Das palavras aos atos, Megan esteve na linha da frente da luta pela igualdade salarial no futebol feminino, com queixas apresentadas contra a discriminação. Em 2021, chegou a testemunhar no Congresso: «Nós enchemos estádios, quebramos recordes de audiência, esgotamos camisolas, todas as métricas populares pelas quais somos julgadas. E, mesmo assim, apesar de tudo isto, continuamos a ganhar menos do que os nossos colegas homens.»

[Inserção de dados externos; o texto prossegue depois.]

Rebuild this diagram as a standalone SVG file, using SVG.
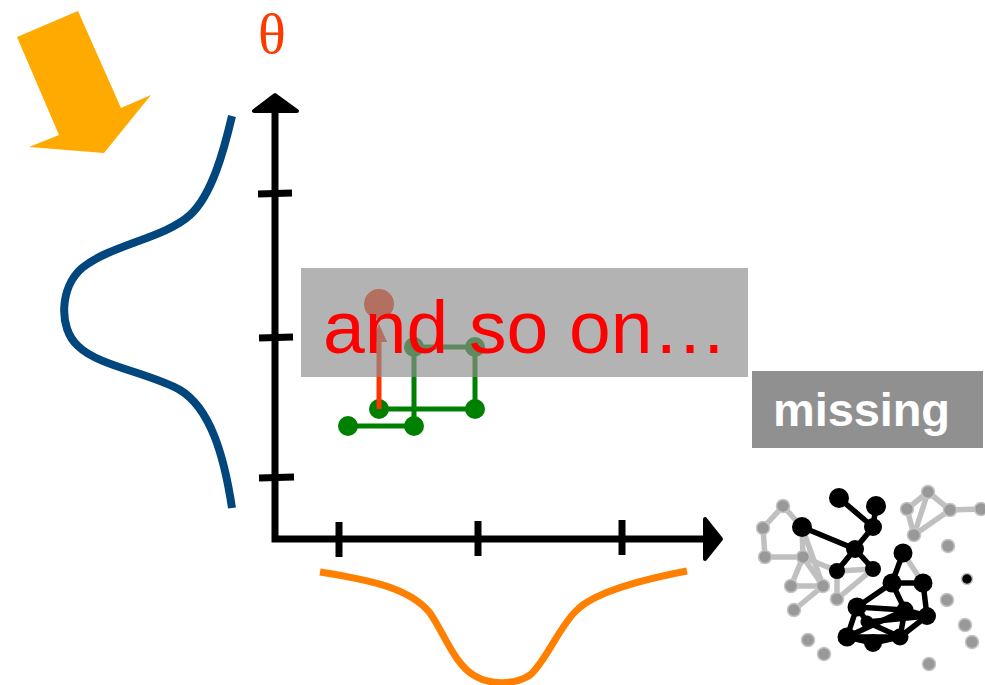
<svg xmlns="http://www.w3.org/2000/svg" width="985" height="685" viewBox="0 0 985 685">
  <style>
    .axis { stroke: #000; stroke-width: 7; fill: none; }
    .tick { stroke: #000; stroke-width: 7; }
    .head { fill: #000; stroke: #000; stroke-width: 4; stroke-linejoin: round; }
    .chain { stroke: #008000; stroke-width: 5; fill: none; }
    .cpt { fill: #008000; }
    .gedge { stroke: #c0c0c0; stroke-width: 5.5; stroke-linecap: round; }
    .bedge { stroke: #000; stroke-width: 5.5; stroke-linecap: round; }
    .gnode { fill: #999; stroke: #c4c4c4; stroke-width: 1.5; }
    .bnode { fill: #000; }
  </style>

  <rect width="985" height="685" fill="#fff"/>

  <!-- incoming block arrow -->
  <g id="input-arrow">
    <polygon points="17,37 78,11 121,108 151,95 104,153 29,147 59,135" fill="#FFAA00"/>
  </g>

  <!-- parameter label -->
  <g id="theta-label">
    <text x="272" y="53" font-family="Liberation Serif, serif" font-size="58" fill="#FF3A00" text-anchor="middle">θ</text>
  </g>

  <!-- prior density along the vertical axis -->
  <g id="prior-curve">
    <path d="M232,116 C224,150 212,195 190,215 C165,238 110,245 82,268 C60,287 58,328 78,346 C98,366 150,373 180,390 C210,408 224,455 232,508" fill="none" stroke="#01467D" stroke-width="8"/>
  </g>

  <!-- density along the horizontal axis -->
  <g id="likelihood-curve">
    <path d="M320,572 C370,580 410,588 430,613 C445,635 455,665 475,676 C490,685 515,685 530,675 C545,663 560,625 577,610 C595,592 640,580 687,571" fill="none" stroke="#FF8000" stroke-width="7"/>
  </g>

  <!-- axes -->
  <g id="axes">
    <path class="axis" d="M275,108 V539 H706"/>
    <polygon class="head" points="275,95 254,111 297,111"/>
    <polygon class="head" points="721,539 705,519 705,559"/>
    <line class="tick" x1="258" y1="194" x2="292" y2="193"/>
    <line class="tick" x1="259" y1="338" x2="293" y2="337"/>
    <line class="tick" x1="259" y1="478" x2="294" y2="477"/>
    <line class="tick" x1="339" y1="522" x2="339" y2="557"/>
    <line class="tick" x1="478" y1="521" x2="478" y2="556"/>
    <line class="tick" x1="622" y1="520" x2="622" y2="555"/>
  </g>

  <!-- sampler path -->
  <g id="chain">
    <path class="chain" d="M348,426 H414 V347 H475 V409 H379"/>
    <circle class="cpt" cx="348" cy="426" r="10"/>
    <circle class="cpt" cx="414" cy="426" r="10"/>
    <circle class="cpt" cx="414" cy="347" r="10"/>
    <circle class="cpt" cx="475" cy="347" r="10"/>
    <circle class="cpt" cx="475" cy="409" r="10"/>
    <circle class="cpt" cx="379" cy="409" r="10"/>
  </g>

  <!-- proposed step -->
  <g id="proposal">
    <line x1="379" y1="409" x2="379" y2="340" stroke="#FF3300" stroke-width="5"/>
    <polygon points="379,324 371,342 387,342" fill="#FF3300"/>
    <circle cx="379" cy="304" r="15" fill="#FF3300"/>
  </g>

  <!-- overlay caption -->
  <g id="caption">
    <rect x="301" y="268" width="447" height="109" fill="#8E8E8E" fill-opacity="0.67"/>
    <text x="323" y="353" font-family="Liberation Sans, Arial, sans-serif" font-size="75" fill="#FF0000">and so on…</text>
  </g>

  <!-- missing label -->
  <g id="missing">
    <rect x="752" y="371" width="231" height="77" fill="#909090"/>
    <text x="773" y="426" font-family="Liberation Sans, Arial, sans-serif" font-size="47" font-weight="bold" fill="#fff" textLength="177" lengthAdjust="spacing">missing</text>
  </g>

  <!-- network -->
  <g id="network-edges">
    <line class="gedge" x1="783" y1="506" x2="763" y2="528"/>
    <line class="gedge" x1="763" y1="528" x2="765" y2="557"/>
    <line class="gedge" x1="765" y1="557" x2="803" y2="557"/>
    <line class="gedge" x1="783" y1="506" x2="802" y2="527"/>
    <line class="gedge" x1="802" y1="527" x2="803" y2="557"/>
    <line class="gedge" x1="802" y1="527" x2="823" y2="586"/>
    <line class="gedge" x1="803" y1="557" x2="791" y2="586"/>
    <line class="gedge" x1="803" y1="557" x2="823" y2="586"/>
    <line class="gedge" x1="803" y1="557" x2="837" y2="571"/>
    <line class="gedge" x1="791" y1="586" x2="823" y2="586"/>
    <line class="gedge" x1="823" y1="586" x2="794" y2="610"/>
    <line class="gedge" x1="837" y1="571" x2="873" y2="569"/>
    <line class="gedge" x1="837" y1="571" x2="837" y2="599"/>
    <line class="gedge" x1="873" y1="569" x2="837" y2="599"/>
    <line class="gedge" x1="907" y1="509" x2="928" y2="492"/>
    <line class="gedge" x1="928" y1="492" x2="950" y2="510"/>
    <line class="gedge" x1="907" y1="509" x2="914" y2="535"/>
    <line class="gedge" x1="928" y1="492" x2="914" y2="535"/>
    <line class="gedge" x1="914" y1="535" x2="950" y2="510"/>
    <line class="gedge" x1="950" y1="510" x2="981" y2="509"/>
    <line class="gedge" x1="903" y1="553" x2="923" y2="583"/>

    <line class="bedge" x1="839" y1="498" x2="873" y2="527"/>
    <line class="bedge" x1="876" y1="506" x2="873" y2="527"/>
    <line class="bedge" x1="873" y1="527" x2="855" y2="549"/>
    <line class="bedge" x1="802" y1="527" x2="855" y2="549"/>
    <line class="bedge" x1="855" y1="549" x2="837" y2="571"/>
    <line class="bedge" x1="855" y1="549" x2="873" y2="569"/>
    <line class="bedge" x1="903" y1="553" x2="892" y2="583"/>
    <line class="bedge" x1="892" y1="583" x2="923" y2="583"/>
    <line class="bedge" x1="892" y1="583" x2="857" y2="607"/>
    <line class="bedge" x1="892" y1="583" x2="905" y2="610"/>
    <line class="bedge" x1="923" y1="583" x2="927" y2="616"/>
    <line class="bedge" x1="857" y1="607" x2="905" y2="610"/>
    <line class="bedge" x1="905" y1="610" x2="927" y2="616"/>
    <line class="bedge" x1="927" y1="616" x2="900" y2="637"/>
    <line class="bedge" x1="857" y1="607" x2="847" y2="637"/>
    <line class="bedge" x1="847" y1="637" x2="873" y2="643"/>
    <line class="bedge" x1="873" y1="643" x2="900" y2="637"/>
    <line class="bedge" x1="905" y1="610" x2="900" y2="637"/>
    <line class="bedge" x1="847" y1="637" x2="905" y2="610"/>
    <line class="bedge" x1="857" y1="607" x2="867" y2="622"/>
    <line class="bedge" x1="867" y1="622" x2="927" y2="616"/>
    <line class="bedge" x1="867" y1="622" x2="900" y2="637"/>
    <line class="bedge" x1="847" y1="637" x2="900" y2="637"/>
  </g>

  <g id="network-nodes">
    <circle id="g1" class="gnode" cx="783" cy="506" r="6.5"/>
    <circle id="g2" class="gnode" cx="763" cy="528" r="6.5"/>
    <circle id="g3" class="gnode" cx="765" cy="557" r="6.5"/>
    <circle id="g4" class="gnode" cx="803" cy="557" r="6.5"/>
    <circle id="g5" class="gnode" cx="791" cy="586" r="6.5"/>
    <circle id="g6" class="gnode" cx="823" cy="586" r="6.5"/>
    <circle id="g7" class="gnode" cx="794" cy="610" r="6.5"/>
    <circle id="g8" class="gnode" cx="837" cy="599" r="6.5"/>
    <circle id="g9" class="gnode" cx="808" cy="640" r="6.5"/>
    <circle id="g10" class="gnode" cx="824" cy="654" r="6.5"/>
    <circle id="g11" class="gnode" cx="907" cy="509" r="6.5"/>
    <circle id="g12" class="gnode" cx="928" cy="492" r="6.5"/>
    <circle id="g13" class="gnode" cx="950" cy="510" r="6.5"/>
    <circle id="g14" class="gnode" cx="981" cy="509" r="6.5"/>
    <circle id="g15" class="gnode" cx="914" cy="535" r="6.5"/>
    <circle id="g16" class="gnode" cx="948" cy="546" r="6.5"/>
    <circle id="g17" class="gnode" cx="947" cy="600" r="6.5"/>
    <circle id="g18" class="gnode" cx="965" cy="625" r="6.5"/>
    <circle id="g19" class="gnode" cx="972" cy="642" r="6.5"/>
    <circle id="g20" class="gnode" cx="929" cy="664" r="6.5"/>
    <circle id="k0" cx="967" cy="579" r="5.5" fill="#000" stroke="#c4c4c4" stroke-width="1.5"/>

    <circle id="b1" class="bnode" cx="839" cy="498" r="10"/>
    <circle id="b2" class="bnode" cx="876" cy="506" r="10"/>
    <circle id="b3" class="bnode" cx="802" cy="527" r="10"/>
    <circle id="b4" class="bnode" cx="873" cy="527" r="9"/>
    <circle id="b5" class="bnode" cx="855" cy="549" r="9"/>
    <circle id="b7" class="bnode" cx="837" cy="571" r="8"/>
    <circle id="b8" class="bnode" cx="873" cy="569" r="8"/>
    <circle id="b9" class="bnode" cx="903" cy="553" r="9.5"/>
    <circle id="b10" class="bnode" cx="892" cy="583" r="9.5"/>
    <circle id="b11" class="bnode" cx="923" cy="583" r="9.5"/>
    <circle id="b12" class="bnode" cx="857" cy="607" r="9.5"/>
    <circle id="b13" class="bnode" cx="905" cy="610" r="8.5"/>
    <circle id="b14" class="bnode" cx="927" cy="616" r="9"/>
    <circle id="b15" class="bnode" cx="847" cy="637" r="9.5"/>
    <circle id="b16" class="bnode" cx="873" cy="643" r="9"/>
    <circle id="b17" class="bnode" cx="900" cy="637" r="8.5"/>
    <circle id="b18" class="bnode" cx="867" cy="622" r="6.5"/>
  </g>
</svg>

A batalha foi ganha e a seleção feminina dos EUA conseguiu mesmo começar a ganhar o mesmo do que a masculina. Com outro presidente na Casa Branca, Rapinoe desta vez foi mesmo lá para receber a Medalha da Liberdade das mãos de Joe Biden.
«Ela trouxe-nos para o seu lado, encorajou-nos, educou-nos e disse-nos para sermos corajosas. Para mim, esse é o legado dela», afirmou a colega de seleção Becky Sauerbrunn. Mas não esqueçamos o futebol: só com a camisola dos EUA, foram 203 internacionalizações, 63 golos e 73 assistências para Megan Rapinoe.
Num país em que agora este é o desporto mais praticado por meninas (que já não precisam de jogar em equipas só com rapazes - e dominá-los), não deverá ser difícil a Megan Rapinoe encontrar o que fazer a seguir para continuar a fazer o futebol feminino crescer.
Para já, resta-lhe apenas o último jogo: OL Reign e Gotham FC defrontam-se no estádio Snapdragon, em San Diego, e a NWSL vai ter um campeão inédito este ano. Curiosamente, além de Megan Rapinoe, também será a despedida de Ali Krieger, defesa e também internacional norte-americana, de 39 anos.
Pendurar as chuteiras vai ser difícil para aquela menina ultra-competitiva de Redding, que só via futebol à frente. Mas para Megan, a mulher adulta, desportista consagrada e ativista, a tranquilidade de saber que mudou o futebol feminino deve chegar para sentir eternamente o sabor da vitória.